Whether you head to the bank or a rich family friend, you give up control as soon as you hold out your hand for money. I know this personally and painfully.
Early on, I thought I needed partners to fund my new business. The first place I turned was a personal training client. He was my mentor, and he owned a successful software company. The money he had at his disposal made it very clear that he knew business.
Unfortunately, he knew it a lot better than I did. As a result, I signed loan agreements on every dollar he loaned me, which forced me to pay back all of his money with 8 percent interest. As if that wasn't bad enough, I took on another partner. This left me with a 35 percent stake in the business I bled and sweat to create.
I did all the work, but I didn't control the cash. That meant I didn't call the shots. That was one of my first big failures in business. Could it have survived without my partners' money and input? I don't know. But I do know that it was painful to part with it because I didn't have the power to keep fighting for it.
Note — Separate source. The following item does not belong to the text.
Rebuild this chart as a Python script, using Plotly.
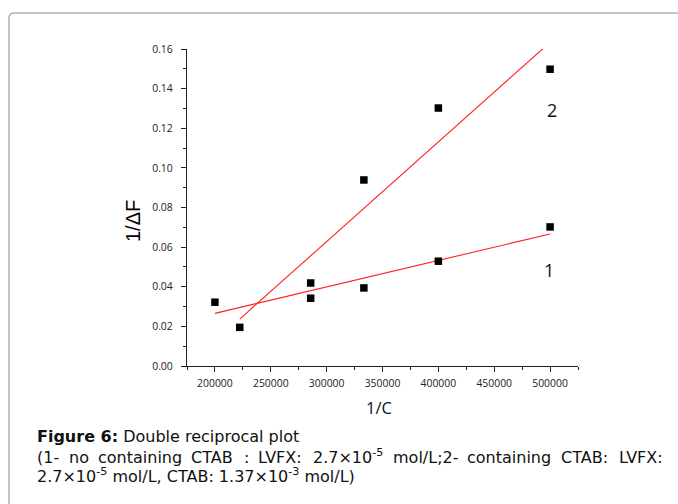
import numpy as np
import plotly.graph_objects as go

# ---- data ----
x1 = [200000, 285714, 333333, 400000, 500000]
y1 = [0.0322, 0.0342, 0.0394, 0.0529, 0.0702]
x2 = [222222, 285714, 333333, 400000, 500000]
y2 = [0.0195, 0.0419, 0.0939, 0.1302, 0.1498]
series_labels = ["1", "2"]
x_title = "1/C"
y_title = "1/ΔF"
caption_1 = "<b>Figure 6:</b> Double reciprocal plot"
caption_2_words = ["(1-", "no", "containing", "CTAB", ":", "LVFX:", "2.7×10|-5", "mol/L;2-",
                   "containing", "CTAB:", "LVFX:"]
caption_3 = "2.7×10<sup>-5</sup> mol/L, CTAB: 1.37×10<sup>-3</sup> mol/L)"

W, H = 678, 504
L, R, T, B = 187, 100, 49, 138
PW, PH = W - L - R, H - T - B


def px(xp):
    return (xp - L) / PW


def py(yp):
    return (H - B - yp) / PH


def fit(xs, ys):
    k, b = np.polyfit(xs, ys, 1)
    xx = np.array([min(xs), max(xs)], dtype=float)
    return xx, k * xx + b


# approximate DejaVu Sans advance widths (em) used to justify caption line 2
AW = {'(': .390, ')': .390, '1': .636, '-': .361, ' ': .318, 'n': .634, 'o': .612,
      'c': .550, 't': .392, 'a': .613, 'i': .278, 'g': .635, 'C': .698, 'T': .611,
      'A': .684, 'B': .686, ':': .337, 'L': .557, 'V': .684, 'F': .575, 'X': .685,
      '2': .636, '.': .318, '7': .636, '×': .838, '0': .636, '5': .636, 'm': .974,
      'l': .278, '/': .337, ';': .337, 'e': .615, '3': .636}


def word_width(w, size):
    if "|" in w:
        base, sup = w.split("|")
        return sum(AW[c] for c in base) * size + sum(AW[c] for c in sup) * size * 0.7
    return sum(AW[c] for c in w) * size


def word_html(w):
    if "|" in w:
        base, sup = w.split("|")
        return f"{base}<sup>{sup}</sup>"
    return w


fig = go.Figure()
for xs, ys in [(x1, y1), (x2, y2)]:
    fx, fy = fit(xs, ys)
    fig.add_trace(go.Scatter(x=fx, y=fy, mode="lines",
                             line=dict(color="#ff2020", width=1.1),
                             showlegend=False, hoverinfo="skip"))
    fig.add_trace(go.Scatter(x=xs, y=ys, mode="markers",
                             marker=dict(symbol="square", size=7.5, color="black",
                                         line=dict(width=0)),
                             showlegend=False, cliponaxis=False))

tickfont = dict(family="Open Sans", size=10.4, color="#222")
fig.update_xaxes(range=[175000, 525000], dtick=50000, tick0=0,
                 showline=True, linecolor="#222", linewidth=1.3,
                 ticks="outside", ticklen=5, tickwidth=1, tickcolor="#222",
                 minor=dict(dtick=25000, tick0=0, ticks="outside", ticklen=3,
                            tickwidth=1, tickcolor="#222"),
                 showgrid=False, zeroline=False, tickfont=tickfont,
                 tickformat="d", ticklabelstandoff=2)
fig.update_yaxes(range=[0, 0.16], dtick=0.02, tick0=0,
                 showline=True, linecolor="#222", linewidth=1.3,
                 ticks="outside", ticklen=5, tickwidth=1, tickcolor="#222",
                 minor=dict(dtick=0.01, tick0=0, ticks="outside", ticklen=3,
                            tickwidth=1, tickcolor="#222"),
                 showgrid=False, zeroline=False, tickfont=tickfont,
                 tickformat=".2f", ticklabelstandoff=6)


def note(x, y, text, font, **kw):
    d = dict(x=px(x), y=py(y), xref="paper", yref="paper", text=text,
             showarrow=False, font=font, xanchor="center", yanchor="middle")
    d.update(kw)
    return d


ann = []
ann.append(note(133, 221, y_title, dict(family="Liberation Sans", size=20, color="#000"),
                textangle=-90))
ann.append(note(379, 407, x_title, dict(family="Open Sans", size=16.5, color="#111")))
ann.append(note(549, 270, series_labels[0], dict(family="Open Sans", size=18, color="#111")))
ann.append(note(552, 110, series_labels[1], dict(family="Open Sans", size=18, color="#111")))

# caption (bottom of each text box ~ baseline + descent)
CS = 16
capfont = dict(family="DejaVu Sans", size=CS, color="#111")
x_left, x_right = 35, 662
ann.append(note(x_left, 448, caption_1, capfont, xanchor="left", yanchor="bottom"))
ann.append(note(x_left, 487.5, caption_3, capfont, xanchor="left", yanchor="bottom"))
widths = [word_width(w, CS) for w in caption_2_words]
gap = (x_right - x_left - sum(widths)) / (len(caption_2_words) - 1)
xc = x_left
for w, ww in zip(caption_2_words, widths):
    ann.append(note(xc, 469, word_html(w), capfont, xanchor="left", yanchor="bottom"))
    xc += ww + gap

# rounded border frame
r = 5
pts = (f"M {px(9)},{py(520)} L {px(9)},{py(13 + r)} "
       f"Q {px(9)},{py(13)} {px(9 + r)},{py(13)} L {px(700)},{py(13)}")
fig.add_shape(type="path", path=pts, xref="paper", yref="paper",
              line=dict(color="#b0b0b0", width=1.5))

fig.update_layout(width=W, height=H, margin=dict(l=L, r=R, t=T, b=B),
                  paper_bgcolor="white", plot_bgcolor="white",
                  annotations=ann, showlegend=False)
fig.write_html("out.html")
The bank isn't any better. In fact, by the time the bank is through putting you through the wringer, you'll be dreaming of having your own investor. Remember: the bank takes nothing personal. This sounds nice until you realize the bank has little to gain by giving you that loan and a lot to lose.
Miss a payment or two on that loan, and you'll experience stress beyond your comprehension. Skip enough payments to have your account turned over to collections, and you'll never sleep again.
The reality is, whoever controls the cash will always control the business. Retain complete control of your business's money and you'll retain complete control of the business.
When it's time to expand, leverage what you have.
Your business is growing by leaps and bounds. Customers are begging for more. You're making a lot of cash, you've got plenty of extra coming in, but you don't want to use the company's excess cash all at once.
So what do you do?
You bet on yourself. You take the leap. You pull that money from your personal bank account and your kids' college funds and put it into your business.
You don't do this because you have something to prove to that jerk from high school who said you'll never amount to anything. You do it because you're an entrepreneur, and your one goal is to make more money and more impact. I call this going through "phases of broke." It's the moment where every entrepreneur has to set aside their personal comfort and ego so they can reach their next level of achievement.
How much return on investment can you expect if your money is sitting in the bank? What if you put it in the stock market or go with some other investment? If things go well, you'll get a 10 percent return. If they go really well, you'll get a little more.
What if you could take that same money and make it turn a 300 percent profit -- would you do it? That's big-picture thinking. That's what a rapidly growing business can do and no "traditional" investment vehicle can.
Fit Body Boot Camp was at a critical point. I knew if I expanded into our current headquarters, the company would take off. After nonstop planning, I knew I had the entrepreneurial skills and plan to grow my money by 300 percent. Even better, I knew my own commitment to personal growth and development, so I could become the CEO ready to helm the version of the franchise I saw in the next five years.
If you're in a similar position, leveraging your personal bank account could be the game changer your business needs. But before draining your savings, you need some high-performing income earners. Also, you've got to know how much cash you have coming in, exactly where it's coming from, and what it costs in marketing and man power for you to make a dollar.
If the margins aren't sufficient and you don't have a gameplan to 10X your growth, keep your nose to the grindstone and stay away from the bank. Too many businesses take out loans on a dream. The brightest business people know that loans don't make dreams. They kill them.
Once you have a strong business foundation and you can confidently predict the return on investment, consider expanding with your personal assets. That leap of informed faith is what can turn your business into an empire.